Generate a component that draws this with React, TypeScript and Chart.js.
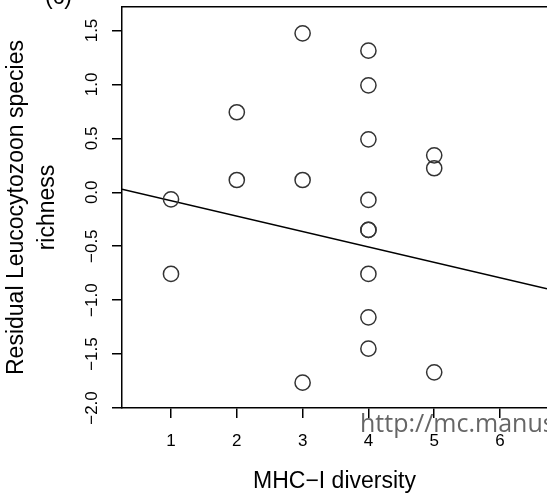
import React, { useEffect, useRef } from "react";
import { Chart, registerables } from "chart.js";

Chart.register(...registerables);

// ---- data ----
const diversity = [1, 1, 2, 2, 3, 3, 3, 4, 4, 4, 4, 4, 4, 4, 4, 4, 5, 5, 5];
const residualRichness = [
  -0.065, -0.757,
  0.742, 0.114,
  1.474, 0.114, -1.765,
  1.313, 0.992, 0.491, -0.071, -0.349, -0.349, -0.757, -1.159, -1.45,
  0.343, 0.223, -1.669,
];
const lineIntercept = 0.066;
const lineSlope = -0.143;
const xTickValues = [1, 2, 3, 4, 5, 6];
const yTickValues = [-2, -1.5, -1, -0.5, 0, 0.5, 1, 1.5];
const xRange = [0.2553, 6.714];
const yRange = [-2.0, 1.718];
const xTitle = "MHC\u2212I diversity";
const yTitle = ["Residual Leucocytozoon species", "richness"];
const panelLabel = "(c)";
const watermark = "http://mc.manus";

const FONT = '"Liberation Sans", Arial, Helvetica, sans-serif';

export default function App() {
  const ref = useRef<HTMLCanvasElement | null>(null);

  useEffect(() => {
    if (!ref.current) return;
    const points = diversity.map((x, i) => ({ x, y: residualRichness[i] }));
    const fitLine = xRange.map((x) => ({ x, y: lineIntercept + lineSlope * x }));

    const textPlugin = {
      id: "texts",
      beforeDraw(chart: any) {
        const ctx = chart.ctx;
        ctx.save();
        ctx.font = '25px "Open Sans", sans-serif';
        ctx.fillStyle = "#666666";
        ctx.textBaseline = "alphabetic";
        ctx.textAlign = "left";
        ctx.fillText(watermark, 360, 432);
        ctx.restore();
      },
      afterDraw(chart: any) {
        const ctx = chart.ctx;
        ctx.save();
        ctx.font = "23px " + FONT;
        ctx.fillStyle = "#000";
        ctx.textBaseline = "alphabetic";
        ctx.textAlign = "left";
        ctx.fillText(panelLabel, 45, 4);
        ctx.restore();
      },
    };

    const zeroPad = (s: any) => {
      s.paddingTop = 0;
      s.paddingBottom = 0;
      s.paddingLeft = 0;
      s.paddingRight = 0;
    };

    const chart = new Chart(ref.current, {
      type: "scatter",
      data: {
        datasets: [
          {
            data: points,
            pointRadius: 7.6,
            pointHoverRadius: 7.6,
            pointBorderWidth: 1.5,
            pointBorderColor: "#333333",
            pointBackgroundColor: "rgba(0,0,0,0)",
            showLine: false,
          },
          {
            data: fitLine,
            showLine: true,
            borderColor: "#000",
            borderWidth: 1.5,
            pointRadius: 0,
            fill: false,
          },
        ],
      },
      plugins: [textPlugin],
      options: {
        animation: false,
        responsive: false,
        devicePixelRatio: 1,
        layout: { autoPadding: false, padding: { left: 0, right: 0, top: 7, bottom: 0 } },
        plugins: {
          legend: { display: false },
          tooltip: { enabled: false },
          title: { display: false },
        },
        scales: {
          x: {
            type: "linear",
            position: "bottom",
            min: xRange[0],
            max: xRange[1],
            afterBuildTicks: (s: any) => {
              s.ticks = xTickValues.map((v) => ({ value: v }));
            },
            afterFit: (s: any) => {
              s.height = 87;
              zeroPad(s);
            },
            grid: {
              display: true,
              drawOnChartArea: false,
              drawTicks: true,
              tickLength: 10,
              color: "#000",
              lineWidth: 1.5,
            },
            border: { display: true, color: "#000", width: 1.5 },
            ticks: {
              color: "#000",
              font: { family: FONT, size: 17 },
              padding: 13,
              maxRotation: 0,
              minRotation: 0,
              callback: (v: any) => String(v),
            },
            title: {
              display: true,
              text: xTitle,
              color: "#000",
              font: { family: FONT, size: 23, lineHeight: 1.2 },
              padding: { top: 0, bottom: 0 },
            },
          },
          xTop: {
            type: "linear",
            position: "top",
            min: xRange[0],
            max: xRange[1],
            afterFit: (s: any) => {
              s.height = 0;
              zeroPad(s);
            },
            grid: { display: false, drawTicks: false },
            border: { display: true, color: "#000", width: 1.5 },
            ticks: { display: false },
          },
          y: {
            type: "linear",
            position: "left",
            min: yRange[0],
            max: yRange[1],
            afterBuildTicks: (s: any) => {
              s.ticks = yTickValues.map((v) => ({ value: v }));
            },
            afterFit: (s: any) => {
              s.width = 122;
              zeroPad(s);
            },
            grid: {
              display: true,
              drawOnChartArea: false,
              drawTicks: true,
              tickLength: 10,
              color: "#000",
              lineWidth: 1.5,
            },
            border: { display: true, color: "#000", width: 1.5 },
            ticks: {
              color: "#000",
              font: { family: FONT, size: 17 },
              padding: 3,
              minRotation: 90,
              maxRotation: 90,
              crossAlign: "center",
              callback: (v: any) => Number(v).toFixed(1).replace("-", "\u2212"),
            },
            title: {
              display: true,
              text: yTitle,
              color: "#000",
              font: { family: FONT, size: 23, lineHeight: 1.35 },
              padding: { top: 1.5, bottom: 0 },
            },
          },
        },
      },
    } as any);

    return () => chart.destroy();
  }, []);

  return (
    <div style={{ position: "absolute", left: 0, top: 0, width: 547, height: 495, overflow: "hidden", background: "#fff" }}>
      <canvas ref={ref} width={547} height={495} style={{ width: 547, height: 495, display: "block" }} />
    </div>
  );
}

------------------------------------------------------------------------

TASK:
Find all lines holding the string "React" and copy them.

CORRECT RESULT:
Generate a component that draws this with React, TypeScript and Chart.js.
import React, { useEffect, useRef } from "react";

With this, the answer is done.